Until 2,000 years ago, the Middle-East was the main provider of food for the ancient world. Although we falsely believe that agricultural science is a recent development, archaeological studies have proved that much may be learned from the pre-historic farmers.
What Went Wrong?
Almost certainly agriculture failed in the Middle-East for several reasons, namely climate change; conversion of an agricultural economy to a nomadic economy with flocks of grazing animals following Moorish invasions; destruction of public utilities, and instability of government.
The Israelis have re-introduced many of the sucessful pre-historic agricultural techniques. Their skills should be applied to other arid areas, as a part of a programme to reverse global warming. In South Australia, SAARDI has a long history of experience in dry-land farming.
We should be careful to avoid the effects of over-grazing, e.g. by regulating the size of domestic herds, and by the control of feral grazing animals, such as rabbits, goats, donkeys, camels and horses.
Arid Area Farming
Where economically possible, the following techniques should be adopted to conserve water supplies.
Surplus water should be stored in suitable underground acquifers or, as potable water or for livestock watering, in covered cisterns or reservoirs. This prevents contamination by pollutants or loss by evaporation.
Uncontrolled run-off of water and resultant soil erosion should be minimised by terracing, interruption of watercourses, contour ploughing, minimum tillage and mulching. Wetlands should be established on flood plains.
Leguminous plants should be included in crop rotation cycles. After harvesting the crop, the plants should be ploughed-in as mulch.
Water for irrigation should be distributed in closed channels or pipes, and delivered to plants by drip feeds.
Saline waste water should not be returned to watercourses - it should be concentrated in evaporation ponds, or (preferably) be de-salinated. The recovered salt has value.
Quite saline waste water may be used to irrigate salt-tolerant trees or shrubs.
Tree plantations should be established wherever possible, in order to sequester cabon dioxide, reduce erosion, provide a habitat for beneficial insects and birds, and provide shelter for animal stocks. (In 2008, an ABC Landline programme featured a pastoralist who has increased treestocks on his previously-cleared property to as much as 35% by area, with greatly-reduced stock feed, increased wool production, and reduced stock mortality following shearing.)
The most suitable species of plants should be chosen for each climate area, bearing in mind the future anticipated effects of global warming. Plants which bear a valuable crop, such as some Australian native species e.g. macadamia nut trees, are to be preferred. Palm oil is a valuable source of bio-diesel. Australian sandalwood is being farmed profitably in Western Australia.

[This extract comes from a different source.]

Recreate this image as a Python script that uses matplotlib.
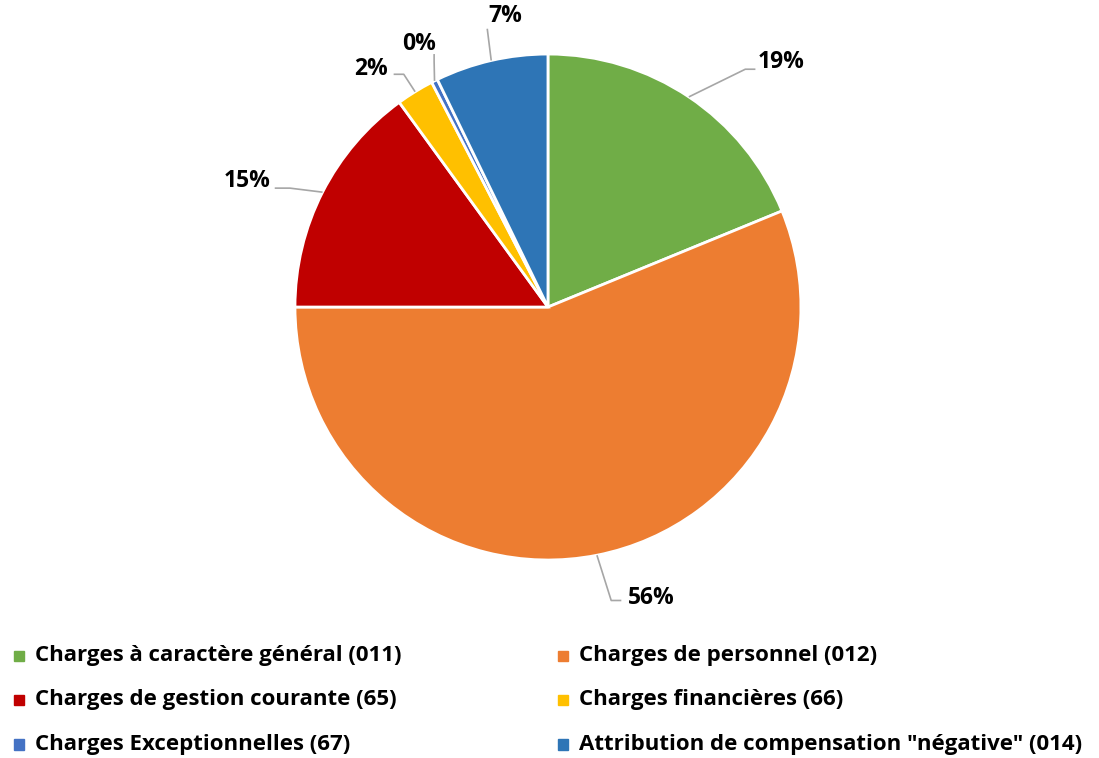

When street trees were planted at Woomera many years ago, a length of terra cotta pipe was buried vertically, alongside each tree. The tree roots were watered at intervals through the pipes. This proved to be very succesful and saved water.
In southern Australia, plantations of eucalypt-species trees are viable in areas of lower rainfall and may be used to provide wood chips for paper production. A genetically-modified variety of blue gum has about one-half the normal lignin content, which is of advantage in paper pulp production.
Plantation eucalypts may be used to manufacture structural timber boards and sections by the o.s.b. (orientated strand board) process. An o.s.b. plant is under construction at Albany in Western Australia, in a new area of eucalypt plantations.
Care must be exercised in the planning of timber plantations to provide fire breaks, to prevent firestorms caused by lightning strikes. At the same time, large area plantings should be linked by corridors of trees, to allow the migration of wild life for pest control.
Adequate and reliable sources of water are essential for a successful plantation industry. Unfortunately, enormous quantities of water are required for drought-proof wide area irrigation, well beyond the capacity of conventional de-salination and pipeline systems. In areas without reliable annual rainfall, reliance must be placed upon plantings of salt-tolerant native and shrubs, such as saltbush. Where it is intended to make use of water which is stored in natural underground acquifers, careful evaluation of natural or artificial replenishment systems must precede development.